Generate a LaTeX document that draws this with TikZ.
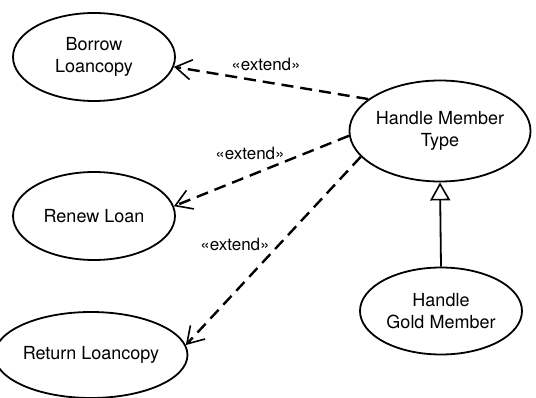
\documentclass[tikz,border=0pt]{standalone}
\usepackage{fontspec}
\setmainfont{TeX Gyre Heros}
\usetikzlibrary{shapes.geometric,arrows.meta}
\begin{document}
\begin{tikzpicture}[x=1pt,y=-1pt,
  uc/.style={ellipse,draw,line width=1.8pt,inner sep=0pt,align=center,
    font=\fontsize{18}{22}\selectfont},
  ext/.style={dashed,line width=2.4pt,dash pattern=on 12pt off 7pt,
    -{Straight Barb[length=16pt,width=20pt,line width=1.6pt]}},
  lbl/.style={font=\fontsize{17}{20}\selectfont,inner sep=0pt},
  gen/.style={line width=1.8pt,-{Triangle[open,length=18pt,width=20pt,line width=1.6pt]}}]
\useasboundingbox (0,0) rectangle (536,398);
\node[uc,minimum width=162pt,minimum height=88pt] (borrow) at (94,57) {Borrow\\Loancopy};
\node[uc,minimum width=162pt,minimum height=88pt] (renew) at (94,216) {Renew Loan};
\node[uc,minimum width=165pt,minimum height=86pt] (return) at (91,355) {Return Loancopy};
\node[uc,minimum width=165pt,minimum height=101pt] (hmt) at (440,131) {Handle Member\\Type};
\node[uc,minimum width=162pt,minimum height=87pt] (hgm) at (441,311) {Handle\\Gold Member};
\draw[ext] (hmt.156.8) -- (borrow.-7);
\draw[ext] (hmt.183) -- (renew.7.6);
\draw[ext] (hmt.198) -- (return.6);
\draw[gen] (hgm.north) -- (hmt.south);
\node[lbl] (l1) at (266,64) {«extend»};
\node[lbl] (l2) at (250,153) {«extend»};
\node[lbl] (l3) at (235,244) {«extend»};
\end{tikzpicture}
\end{document}
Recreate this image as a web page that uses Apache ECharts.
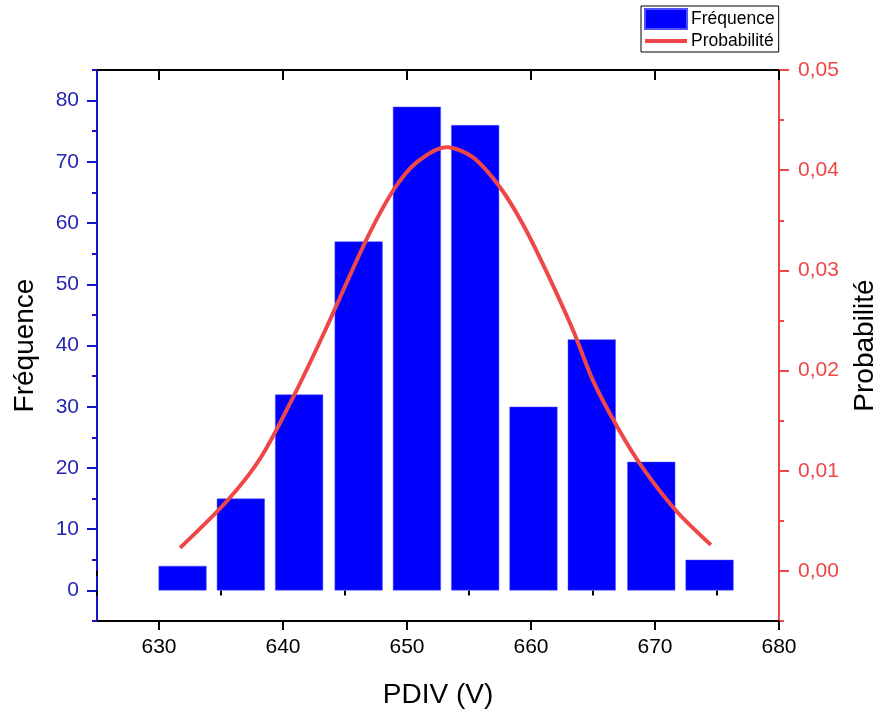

Aim:
All lines above containing the string "this" are to be collected.

Exercise response:
Generate a LaTeX document that draws this with TikZ.
Recreate this image as a web page that uses Apache ECharts.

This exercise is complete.